Pilgrim Road Blog Photo

Pilgrim Road Blog Photo

Friday, December 9, 2022

In One Day...Advent, Waiting and Bringing the Folks

“The Israelites journeyed from Rameses to Sukkoth.  There were about six hundred thousand men on foot, besides women and children.  Many other people went up with them and also large droves of livestock, both flocks and herds. With the dough the Israelites had brought from Egypt, they baked loaves of unleavened bread.”  ~ Exodus 12:37-39

“Be careful,” Jesus warned.” them. “Watch out for the yeast of the Pharisees and that of Herod.” 

~ Mark 8:15


Advent means waiting. Waiting is writ large all over the pages of the Great Story.  So much of the waiting in Scripture is bound up with a longing for freedom and deliverance.  God counsels His people everywhere, from the beginning, to be patient, and to believe, even when the outlook seems grim. 

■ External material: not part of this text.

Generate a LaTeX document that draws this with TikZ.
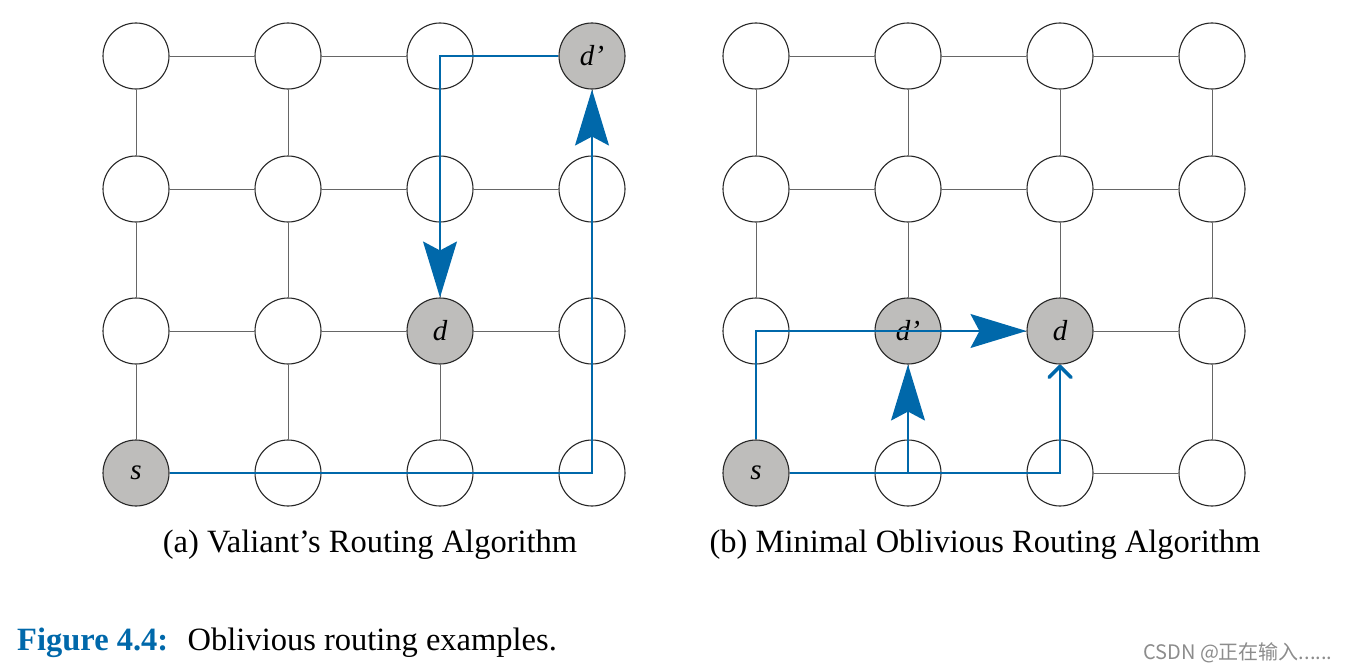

But in some times and places throughout the checkered story of human history, there are peppered answered prayers and fulfilled longings so great, that they transform the world and individual hearts at the same time.  The time of patience is completed.  The time of the hoped for deliverance arrives. 


For 430 years, the Jewish people were enslaved in Egypt.  They were bent, hunched and humiliated despite the promise to their forefathers that they would be a mighty nation, blessed in a land of freedom and abundance.  And so they waited and prayed and waited and wept and waited and despaired and waited and hoped.  Until in one day, Moses walked millions of God’s people, along with “many other people who went with them”, out of the bondage of Egypt into their long awaited freedom.   430 years boiled down to one unforgettable day.  


When the prophet Malachi penned the final words of what would become the Old Testament, there would follow 400 years of silence from the Holy One of Israel.  The people of God waited and prayed for the promised Messiah who would deliver His people not only from external tyranny but from the ancient ravages of sin and spiritual darkness.  And then, in one day, Jesus Christ the promised One was born to a virgin in a dusty backwards desert town in obscurity and humility.  The Son of God altered the course of history in one day, after so much waiting.


And we know the story.  Jesus had to die and rise again for the story to reach its climax.  The Exodus from Egypt is a shadow - the deliverance of millions of God’s people along with many others who did not originally worship the God of Abraham, Isaac and Jacob.  The shadow came to life in Jesus.  Christianity started with a group of rag tag Jews who with the flame of the Holy Spirit set the world on fire.  And many Gentiles, pagans and unbelievers, went up with them.


And now, the people of God wait patiently again.  One more round of patient waiting is required.  Jesus promised He would return, this time in great glory for all to see.  He will vindicate the patient endurance of His people and bring them to the true land “flowing with milk and honey”, where they will live with Him forever, justified by faith in Jesus the Messiah.  


The Jews left Egypt carrying dough without yeast in it, having hurried out of Egypt.  Even this was a sign that would find deeper meaning when Jesus warned about the yeast of Herod, and the Pharisees – the yeast of unbelief.  Both Herod and the Pharisees rejected the Savior.  Herod refused to follow Jesus because it meant a devotion that would cramp his sin laden appetites, and the Pharisees refused because they pridefully thought they could justify themselves by adhering to works of the law.  And so they perished by both forms of unbelief, still in play in our culture today.  


As we wait for Jesus to come again, it seems to me that the people of God are most in danger of losing heart and losing hope.  The American church is shrinking, orthodox Christian doctrines are mocked, and we people of the Way are all too sleepy when we should be keeping watch.  (I love when I preach to myself…)  So I remind you of these two great moments when long stretches of endurance and waiting were followed by great joy in the fulfillment of the promise.


I pray we will rejoice in this time of Christmastide, grateful for our beautiful inheritance from the Old and New Testaments, thankful for those who patiently waited and hoped before us without shipwrecking their faith on the rocks of impatience and unbelief.  


Jesus will return.  Let’s remove the leaven of unbelief, rouse our faith in so Great a King, and pray and work so that “many others will go up with us”.  It will all happen in one day.